Most of us see dogs as lovable, playful and loyal companions for life, but just like any other animal, they have a wild side. Where humans have brains, tools and a few natural defense mechanisms, dogs have one serious weapon: their teeth.
Dog bites can be fatal at worst and painful at best. To make matters worse, Fido can change his tune at the drop of a dime. In many states, dog owners are responsible for damages or injuries caused by bites – regardless of whether the animal has a history of aggression.
Knowing the causes and warning signs of aggression in dogs can help you avoid a dog attack.
Fear is a major driver of aggression in dogs. When the fight or flight response kicks in, many dogs choose to fight.
Dogs may lash out aggressively if they feel they are in danger or need to defend themselves. Biting is typically a last resort for fearful dogs, who feel they have no way to escape potential danger.
2. Resource Guarding
Some dogs have issues with resource guarding, sometimes referred to as possession aggression. This occurs when dogs become possessive of certain items, like food, toys, beds or some other object.
Dogs with possession aggression may growl if someone comes near his favorite toy or food bowl.

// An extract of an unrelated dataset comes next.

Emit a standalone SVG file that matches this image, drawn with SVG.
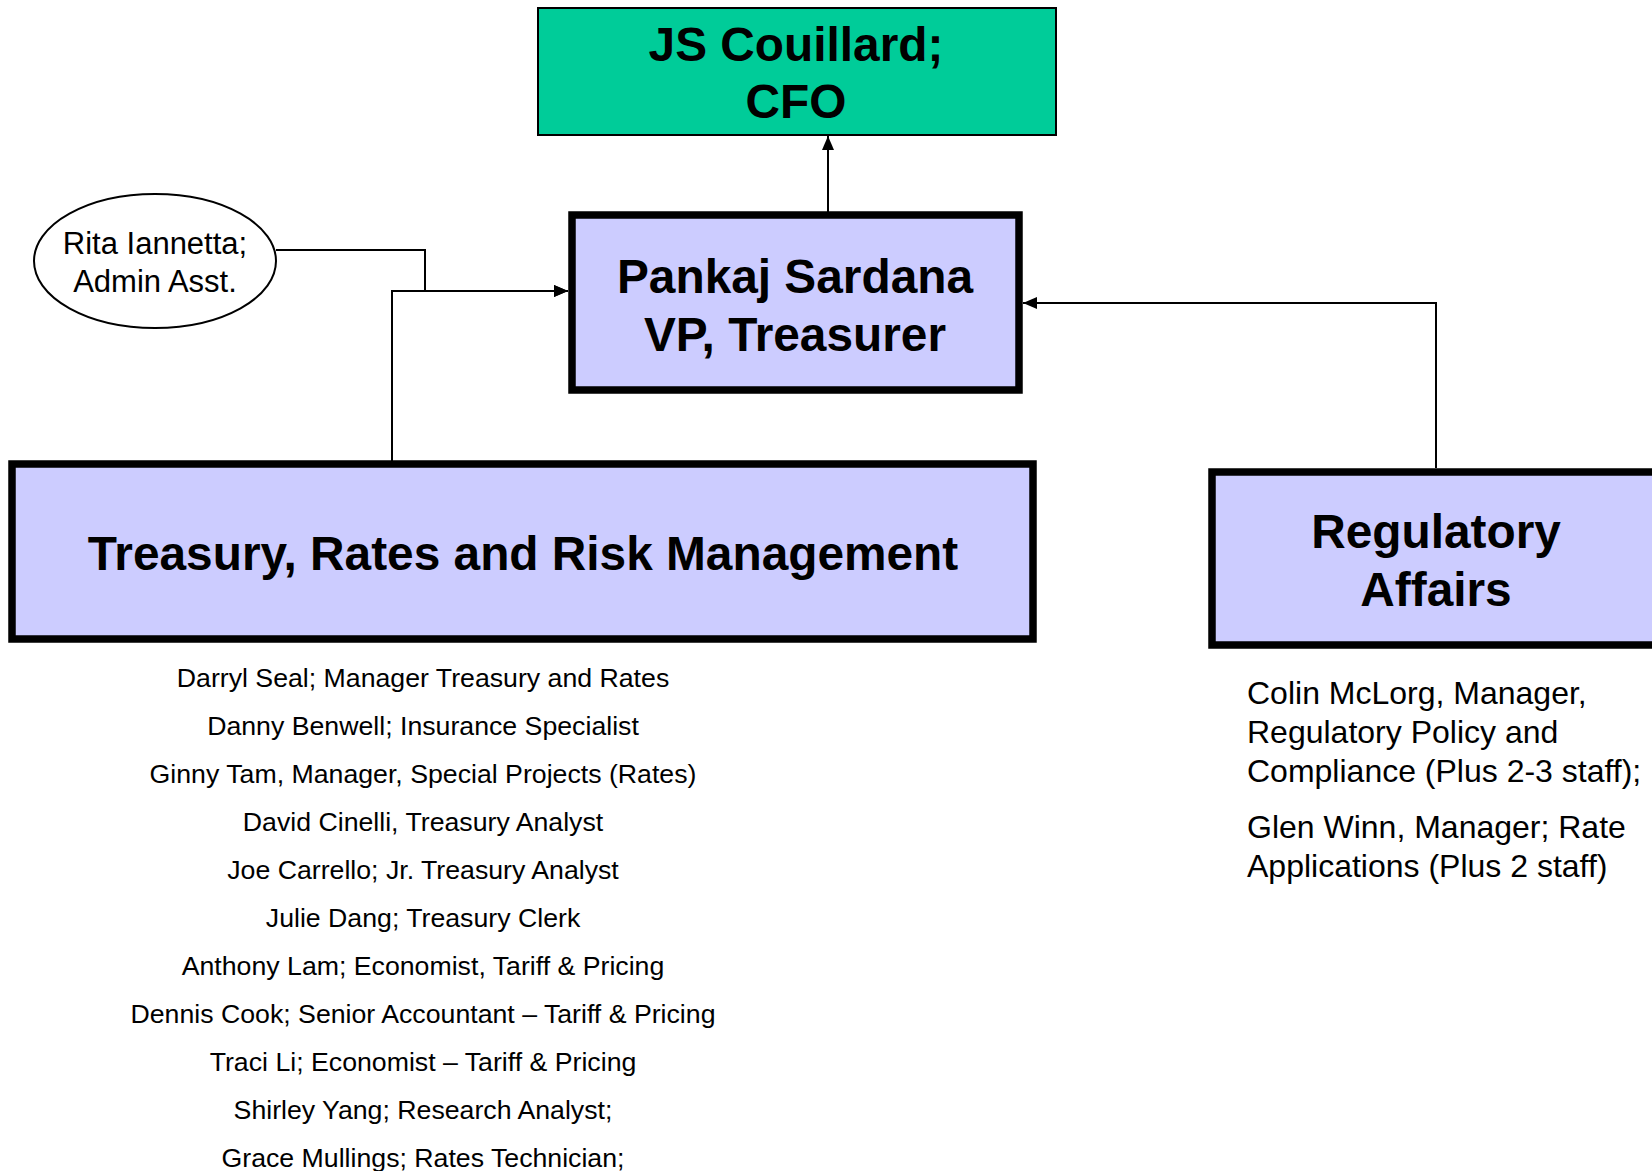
<svg xmlns="http://www.w3.org/2000/svg" width="1652" height="1171" viewBox="0 0 1652 1171">
<style>
.bold{font-family:"Liberation Sans",Arial,sans-serif;font-weight:bold;font-size:47.8px;fill:#000;text-anchor:middle}
.reg{font-family:"Liberation Sans",Arial,sans-serif;fill:#000}
.staff{font-size:26.7px;text-anchor:middle}
.box{fill:#CCCCFF;stroke:#000;stroke-width:7.5}
.conn{fill:none;stroke:#000;stroke-width:2}
</style>
<defs>
<marker id="arr" viewBox="0 0 14 12" refX="14" refY="6" markerWidth="14" markerHeight="12" markerUnits="userSpaceOnUse" orient="auto">
<path d="M0,0 L14,6 L0,12 Z" fill="#000"/>
</marker>
</defs>
<rect width="1652" height="1171" fill="#fff"/>
<g id="connectors">
<path class="conn" d="M276,250 H425 V291 H568" marker-end="url(#arr)"/>
<path class="conn" d="M392,461 V291 H568" marker-end="url(#arr)"/>
<path class="conn" d="M828,212 V136" marker-end="url(#arr)"/>
<path class="conn" d="M1436,468 V303 H1023" marker-end="url(#arr)"/>
</g>
<g id="cfo">
<rect x="538" y="8" width="518" height="127" fill="#00CC99" stroke="#000" stroke-width="2"/>
<text class="bold" x="796" y="61">JS Couillard;</text>
<text class="bold" x="796" y="118">CFO</text>
</g>
<g id="vp">
<rect class="box" x="572" y="215" width="447" height="175"/>
<text class="bold" x="795" y="293">Pankaj Sardana</text>
<text class="bold" x="795" y="351">VP, Treasurer</text>
</g>
<g id="admin">
<ellipse cx="155" cy="261" rx="121" ry="67" fill="#fff" stroke="#000" stroke-width="2"/>
<text class="reg" x="155" y="254" font-size="31" text-anchor="middle">Rita Iannetta;</text>
<text class="reg" x="155" y="292" font-size="31" text-anchor="middle">Admin Asst.</text>
</g>
<g id="treasury">
<rect class="box" x="12" y="464" width="1021" height="175"/>
<text class="bold" x="523" y="570">Treasury, Rates and Risk Management</text>
</g>
<g id="treasury-staff">
<text class="reg staff" x="423" y="687">Darryl Seal; Manager Treasury and Rates</text>
<text class="reg staff" x="423" y="735">Danny Benwell; Insurance Specialist</text>
<text class="reg staff" x="423" y="783">Ginny Tam, Manager, Special Projects (Rates)</text>
<text class="reg staff" x="423" y="831">David Cinelli, Treasury Analyst</text>
<text class="reg staff" x="423" y="879">Joe Carrello; Jr. Treasury Analyst</text>
<text class="reg staff" x="423" y="927">Julie Dang; Treasury Clerk</text>
<text class="reg staff" x="423" y="975">Anthony Lam; Economist, Tariff &amp; Pricing</text>
<text class="reg staff" x="423" y="1023">Dennis Cook; Senior Accountant – Tariff &amp; Pricing</text>
<text class="reg staff" x="423" y="1071">Traci Li; Economist – Tariff &amp; Pricing</text>
<text class="reg staff" x="423" y="1119">Shirley Yang; Research Analyst;</text>
<text class="reg staff" x="423" y="1167">Grace Mullings; Rates Technician;</text>
</g>
<g id="regulatory">
<rect class="box" x="1212" y="472" width="460" height="173"/>
<text class="bold" x="1436" y="548">Regulatory</text>
<text class="bold" x="1436" y="606">Affairs</text>
</g>
<g id="regulatory-staff">
<text class="reg" x="1247" y="704" font-size="32">Colin McLorg, Manager,</text>
<text class="reg" x="1247" y="743" font-size="32">Regulatory Policy and</text>
<text class="reg" x="1247" y="782" font-size="32">Compliance (Plus 2-3 staff);</text>
<text class="reg" x="1247" y="838" font-size="32">Glen Winn, Manager; Rate</text>
<text class="reg" x="1247" y="877" font-size="32">Applications (Plus 2 staff)</text>
</g>
</svg>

The degree of aggressiveness can vary greatly. Some dogs will bite anyone who walks through the door. Others are content to have you pet them while they eat, but will turn around and snap at you if you try to take their food away. Some dogs are only possessive of really tasty treats, like ham bones or pig ears.
Dogs may also become aggressive or bite when trying to establish dominance. While this is more common between two dogs, it can also happen with people.
Dogs with dominance issues think they’re in charge. They may growl or snap at their human family if they feel that their leadership role is in jeopardy.
It’s important to rule out any other issue before assuming that dominance is what’s causing your dog’s aggression. Some dogs may become aggressive because of an illness in an attempt to protect themselves from further danger.
If dominance is the real issue, proper training and rehabilitation can help correct the issue and allow the dog to live a happy, balanced life.
4. Pushed to the Limit
Some causes of dog bites don’t fit into any of these categories. Dogs, just like people, have limits, and when pushed to those limits, they act out the only way they know how: biting.
This cause of biting may occur when dogs are pestered by children or other dogs to the point where they snap. Bites can be avoided by paying attention to the dog’s body language and gauging when he’s close to his limit. Dogs may growl or snap before lashing out and biting. Making sure children respect dogs and separating two dogs that are getting on each other’s nerves can help prevent bites.